TASK STATEMENT >> Give every line back verbatim, dropping all images.
<<<<
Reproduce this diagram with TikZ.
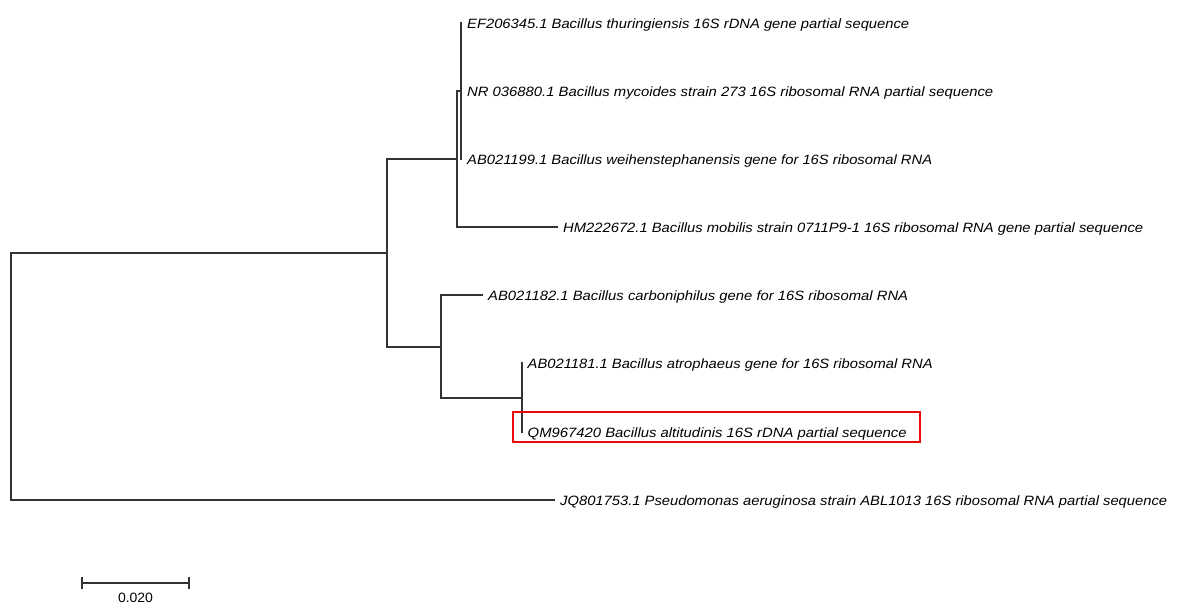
\documentclass[tikz,border=0pt]{standalone}
\usepackage{fontspec}
\setmainfont{Liberation Sans}
\usepackage{graphicx}
\newcommand{\fitlabel}[2]{\resizebox{#1pt}{\height}{#2}}
\begin{document}
\begin{tikzpicture}[x=1pt,y=-1pt,
  branch/.style={line width=1.8pt, color=black!80},
  leaflbl/.style={anchor=base west, inner sep=0pt, yshift=-5pt, font=\fontsize{13.5}{16}\selectfont\itshape},
  scalelbl/.style={anchor=center, inner sep=0pt, font=\fontsize{13.5}{16}\selectfont},
  hlbox/.style={draw={rgb,255:red,235;green,10;blue,10}, line width=2.3pt, inner sep=0pt}]
\useasboundingbox (0,0) rectangle (1177,605);
% internal nodes
\coordinate (root) at (11,376);
\coordinate (C) at (387,253);
\coordinate (A) at (457,159);
\coordinate (B) at (461,91);
\coordinate (D) at (441,347);
\coordinate (E) at (522,398);
% leaf tips
\coordinate (EFt) at (462,23);
\coordinate (NRt) at (462,91);
\coordinate (ABnt) at (462,159);
\coordinate (HMt) at (558,227);
\coordinate (ABet) at (483,295);
\coordinate (ABot) at (523,363);
\coordinate (QMt) at (523,432);
\coordinate (JQt) at (555,500);
% branches
\draw[branch] (root) |- (C);
\draw[branch] (root) |- (JQt);
\draw[branch] (C) |- (A);
\draw[branch] (C) |- (D);
\draw[branch] (A) |- (B);
\draw[branch] (A) |- (HMt);
\draw[branch] (B) |- (EFt);
\draw[branch] (B) |- (NRt);
\draw[branch] (B) |- (ABnt);
\draw[branch] (D) |- (ABet);
\draw[branch] (D) |- (E);
\draw[branch] (E) |- (ABot);
\draw[branch] (E) |- (QMt);
% labels
\node[leaflbl] (EF) at ([xshift=5pt]EFt) {\fitlabel{442}{EF206345.1 Bacillus thuringiensis 16S rDNA gene partial sequence}};
\node[leaflbl] (NR) at ([xshift=5pt]NRt) {\fitlabel{526}{NR 036880.1 Bacillus mycoides strain 273 16S ribosomal RNA partial sequence}};
\node[leaflbl] (ABn) at ([xshift=5pt]ABnt) {\fitlabel{465}{AB021199.1 Bacillus weihenstephanensis gene for 16S ribosomal RNA}};
\node[leaflbl] (HM) at ([xshift=5pt]HMt) {\fitlabel{580}{HM222672.1 Bacillus mobilis strain 0711P9-1 16S ribosomal RNA gene partial sequence}};
\node[leaflbl] (ABe) at ([xshift=5pt]ABet) {\fitlabel{420}{AB021182.1 Bacillus carboniphilus gene for 16S ribosomal RNA}};
\node[leaflbl] (ABo) at ([xshift=4.5pt]ABot) {\fitlabel{405}{AB021181.1 Bacillus atrophaeus gene for 16S ribosomal RNA}};
\node[leaflbl] (QM) at ([xshift=4.5pt]QMt) {\fitlabel{379}{QM967420 Bacillus altitudinis 16S rDNA partial sequence}};
\node[leaflbl] (JQ) at ([xshift=5pt]JQt) {\fitlabel{607}{JQ801753.1 Pseudomonas aeruginosa strain ABL1013 16S ribosomal RNA partial sequence}};
% highlight box
\node[hlbox, minimum width=407pt, minimum height=30pt] (hl) at (716.5,427) {};
% scale bar
\coordinate (sbl) at (82,583);
\coordinate (sbr) at (189,583);
\draw[branch] (sbl) -- (sbr);
\draw[branch] ([yshift=6pt]sbl) -- ([yshift=-6pt]sbl);
\draw[branch] ([yshift=6pt]sbr) -- ([yshift=-6pt]sbr);
\node[scalelbl] (sb) at (135.5,598) {\fitlabel{35}{0.020}};
\end{tikzpicture}
\end{document}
>>>>
OUTPUT OF THE EXERCISE >>
Reproduce this diagram with TikZ.
\documentclass[tikz,border=0pt]{standalone}
\usepackage{fontspec}
\setmainfont{Liberation Sans}
\usepackage{graphicx}
\newcommand{\fitlabel}[2]{\resizebox{#1pt}{\height}{#2}}
\begin{document}
\begin{tikzpicture}[x=1pt,y=-1pt,
  branch/.style={line width=1.8pt, color=black!80},
  leaflbl/.style={anchor=base west, inner sep=0pt, yshift=-5pt, font=\fontsize{13.5}{16}\selectfont\itshape},
  scalelbl/.style={anchor=center, inner sep=0pt, font=\fontsize{13.5}{16}\selectfont},
  hlbox/.style={draw={rgb,255:red,235;green,10;blue,10}, line width=2.3pt, inner sep=0pt}]
\useasboundingbox (0,0) rectangle (1177,605);
% internal nodes
\coordinate (root) at (11,376);
\coordinate (C) at (387,253);
\coordinate (A) at (457,159);
\coordinate (B) at (461,91);
\coordinate (D) at (441,347);
\coordinate (E) at (522,398);
% leaf tips
\coordinate (EFt) at (462,23);
\coordinate (NRt) at (462,91);
\coordinate (ABnt) at (462,159);
\coordinate (HMt) at (558,227);
\coordinate (ABet) at (483,295);
\coordinate (ABot) at (523,363);
\coordinate (QMt) at (523,432);
\coordinate (JQt) at (555,500);
% branches
\draw[branch] (root) |- (C);
\draw[branch] (root) |- (JQt);
\draw[branch] (C) |- (A);
\draw[branch] (C) |- (D);
\draw[branch] (A) |- (B);
\draw[branch] (A) |- (HMt);
\draw[branch] (B) |- (EFt);
\draw[branch] (B) |- (NRt);
\draw[branch] (B) |- (ABnt);
\draw[branch] (D) |- (ABet);
\draw[branch] (D) |- (E);
\draw[branch] (E) |- (ABot);
\draw[branch] (E) |- (QMt);
% labels
\node[leaflbl] (EF) at ([xshift=5pt]EFt) {\fitlabel{442}{EF206345.1 Bacillus thuringiensis 16S rDNA gene partial sequence}};
\node[leaflbl] (NR) at ([xshift=5pt]NRt) {\fitlabel{526}{NR 036880.1 Bacillus mycoides strain 273 16S ribosomal RNA partial sequence}};
\node[leaflbl] (ABn) at ([xshift=5pt]ABnt) {\fitlabel{465}{AB021199.1 Bacillus weihenstephanensis gene for 16S ribosomal RNA}};
\node[leaflbl] (HM) at ([xshift=5pt]HMt) {\fitlabel{580}{HM222672.1 Bacillus mobilis strain 0711P9-1 16S ribosomal RNA gene partial sequence}};
\node[leaflbl] (ABe) at ([xshift=5pt]ABet) {\fitlabel{420}{AB021182.1 Bacillus carboniphilus gene for 16S ribosomal RNA}};
\node[leaflbl] (ABo) at ([xshift=4.5pt]ABot) {\fitlabel{405}{AB021181.1 Bacillus atrophaeus gene for 16S ribosomal RNA}};
\node[leaflbl] (QM) at ([xshift=4.5pt]QMt) {\fitlabel{379}{QM967420 Bacillus altitudinis 16S rDNA partial sequence}};
\node[leaflbl] (JQ) at ([xshift=5pt]JQt) {\fitlabel{607}{JQ801753.1 Pseudomonas aeruginosa strain ABL1013 16S ribosomal RNA partial sequence}};
% highlight box
\node[hlbox, minimum width=407pt, minimum height=30pt] (hl) at (716.5,427) {};
% scale bar
\coordinate (sbl) at (82,583);
\coordinate (sbr) at (189,583);
\draw[branch] (sbl) -- (sbr);
\draw[branch] ([yshift=6pt]sbl) -- ([yshift=-6pt]sbl);
\draw[branch] ([yshift=6pt]sbr) -- ([yshift=-6pt]sbr);
\node[scalelbl] (sb) at (135.5,598) {\fitlabel{35}{0.020}};
\end{tikzpicture}
\end{document}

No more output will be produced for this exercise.